There’s Kevin, he just hung up his shingle as the town lawyer. No one is sure where he came from, but he talks like a Yankee and his hands have clearly never seen manual labor. The people in town, many of them farmers and laborers, aren’t sure if they trust him yet, but he’s trying hard to win them over with his smooth talk and his outlandish promises. He can often be found at the local grocery store searching in vain for the imported olives and not so subtly flashing his Rolex Oyster. Only I know how hard it must have been to leave the Alfa Romeo behind. At least he got to keep the Rolex...I wonder whether the Dating Protection Program let him keep his Yale Law School diploma or if, as part of his new history, he’s forced to tell people he went to night school at the University of Akron? I sincerely hope it’s the latter.
And David. Sweet, sweet David. Good thing for him he’s an electrician, so, unlike a lawyer, at least he’s useful! When people ask him where he learned his craft he’s evasive. As a matter of fact, a few especially savvy people have noticed he’s evasive all the time. What could he be hiding? A wife and kids would be my guess. Well, not a guess so much as 20/20 hindsight.
Ooh, a bakery! All this reminiscing has made me so hungry! Would you look at that, it’s Steve the bagel guy! I watch him dish out bagels and pastries to people who are bustling about, trying to get all their errands done before they have to be back to work. I wonder if he ever gets sad when he thinks about how he used to own his bagel bakery? Does he ever think about the girl he used to give a free bagel to every Friday until he finally got the nerve to ask her out?
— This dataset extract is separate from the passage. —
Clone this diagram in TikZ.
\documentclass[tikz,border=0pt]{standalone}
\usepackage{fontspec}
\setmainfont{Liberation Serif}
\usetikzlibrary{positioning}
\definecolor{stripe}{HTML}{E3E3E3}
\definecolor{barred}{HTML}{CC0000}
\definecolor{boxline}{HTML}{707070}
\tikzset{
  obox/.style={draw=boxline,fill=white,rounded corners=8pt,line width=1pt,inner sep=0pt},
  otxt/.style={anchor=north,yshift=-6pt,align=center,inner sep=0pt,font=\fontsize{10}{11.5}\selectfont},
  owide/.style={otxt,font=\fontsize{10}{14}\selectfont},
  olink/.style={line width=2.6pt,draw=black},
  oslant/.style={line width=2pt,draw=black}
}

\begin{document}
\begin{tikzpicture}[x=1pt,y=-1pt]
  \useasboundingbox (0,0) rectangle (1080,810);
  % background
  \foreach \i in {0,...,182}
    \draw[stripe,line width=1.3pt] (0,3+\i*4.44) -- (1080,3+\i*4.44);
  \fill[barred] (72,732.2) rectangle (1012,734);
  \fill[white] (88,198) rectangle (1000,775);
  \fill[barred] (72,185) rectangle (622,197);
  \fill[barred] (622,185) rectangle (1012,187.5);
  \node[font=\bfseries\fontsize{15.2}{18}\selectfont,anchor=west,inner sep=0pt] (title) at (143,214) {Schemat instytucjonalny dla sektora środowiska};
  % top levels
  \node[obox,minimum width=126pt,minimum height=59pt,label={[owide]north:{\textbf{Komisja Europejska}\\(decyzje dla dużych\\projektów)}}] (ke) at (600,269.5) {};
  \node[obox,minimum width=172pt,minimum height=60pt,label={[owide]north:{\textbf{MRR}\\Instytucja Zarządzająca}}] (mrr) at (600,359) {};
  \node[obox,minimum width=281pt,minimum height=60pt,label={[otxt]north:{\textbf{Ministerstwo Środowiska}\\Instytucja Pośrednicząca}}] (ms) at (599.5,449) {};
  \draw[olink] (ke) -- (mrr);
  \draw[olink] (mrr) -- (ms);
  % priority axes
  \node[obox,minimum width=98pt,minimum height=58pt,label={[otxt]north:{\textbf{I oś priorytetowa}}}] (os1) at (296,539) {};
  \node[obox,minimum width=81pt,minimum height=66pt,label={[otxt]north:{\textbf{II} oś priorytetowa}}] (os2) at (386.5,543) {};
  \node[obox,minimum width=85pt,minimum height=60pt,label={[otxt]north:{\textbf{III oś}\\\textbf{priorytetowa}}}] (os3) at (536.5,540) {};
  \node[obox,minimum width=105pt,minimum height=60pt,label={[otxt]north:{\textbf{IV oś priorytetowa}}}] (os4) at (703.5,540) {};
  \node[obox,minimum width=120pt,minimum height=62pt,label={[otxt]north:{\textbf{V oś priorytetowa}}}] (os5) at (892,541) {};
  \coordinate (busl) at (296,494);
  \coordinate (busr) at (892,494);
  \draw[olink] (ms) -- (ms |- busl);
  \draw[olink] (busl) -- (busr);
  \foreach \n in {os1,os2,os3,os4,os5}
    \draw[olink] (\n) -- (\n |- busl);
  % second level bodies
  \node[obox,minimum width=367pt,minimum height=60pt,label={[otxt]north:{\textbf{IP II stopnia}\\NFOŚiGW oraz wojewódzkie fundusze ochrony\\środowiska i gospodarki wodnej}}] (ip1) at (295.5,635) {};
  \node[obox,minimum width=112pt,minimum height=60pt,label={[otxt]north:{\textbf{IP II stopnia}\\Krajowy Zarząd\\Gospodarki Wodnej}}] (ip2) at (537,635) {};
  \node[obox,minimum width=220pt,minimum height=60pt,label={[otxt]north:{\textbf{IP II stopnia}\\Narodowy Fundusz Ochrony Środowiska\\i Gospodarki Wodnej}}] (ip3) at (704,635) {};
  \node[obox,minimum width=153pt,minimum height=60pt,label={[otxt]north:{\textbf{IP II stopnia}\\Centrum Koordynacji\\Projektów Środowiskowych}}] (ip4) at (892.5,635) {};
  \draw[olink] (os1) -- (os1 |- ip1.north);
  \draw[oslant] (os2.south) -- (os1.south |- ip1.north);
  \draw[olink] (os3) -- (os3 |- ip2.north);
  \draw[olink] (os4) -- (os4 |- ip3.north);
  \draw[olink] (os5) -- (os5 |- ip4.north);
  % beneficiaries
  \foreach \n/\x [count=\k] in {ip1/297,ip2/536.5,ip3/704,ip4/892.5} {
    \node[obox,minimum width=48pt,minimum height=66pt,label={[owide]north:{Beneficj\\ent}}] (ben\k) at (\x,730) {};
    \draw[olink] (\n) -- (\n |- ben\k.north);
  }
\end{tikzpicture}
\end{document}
Does he ever ask himself “Hey self, it took you SO LONG to get the nerve to ask her out, how come you never called her again?”
I wonder if I walk around long enough whether I’ll find the repository of men who didn’t even make it to the first date. The guys in bars, grocery stores, gas stations, classes, places of employment, and sometimes just the plain old street, who asked me for my number and then never used it. In my heart I hope they are made to sit at tables all day in a portable trailer behind the community college writing my number hundreds and hundreds of times on screechy old blackboards, sneezing from the chalk dust and wishing they had only asked for that which they would or could actually use.
The list could go on and on. I am dating repellant. I am the sender of men to the Dating Protection Program.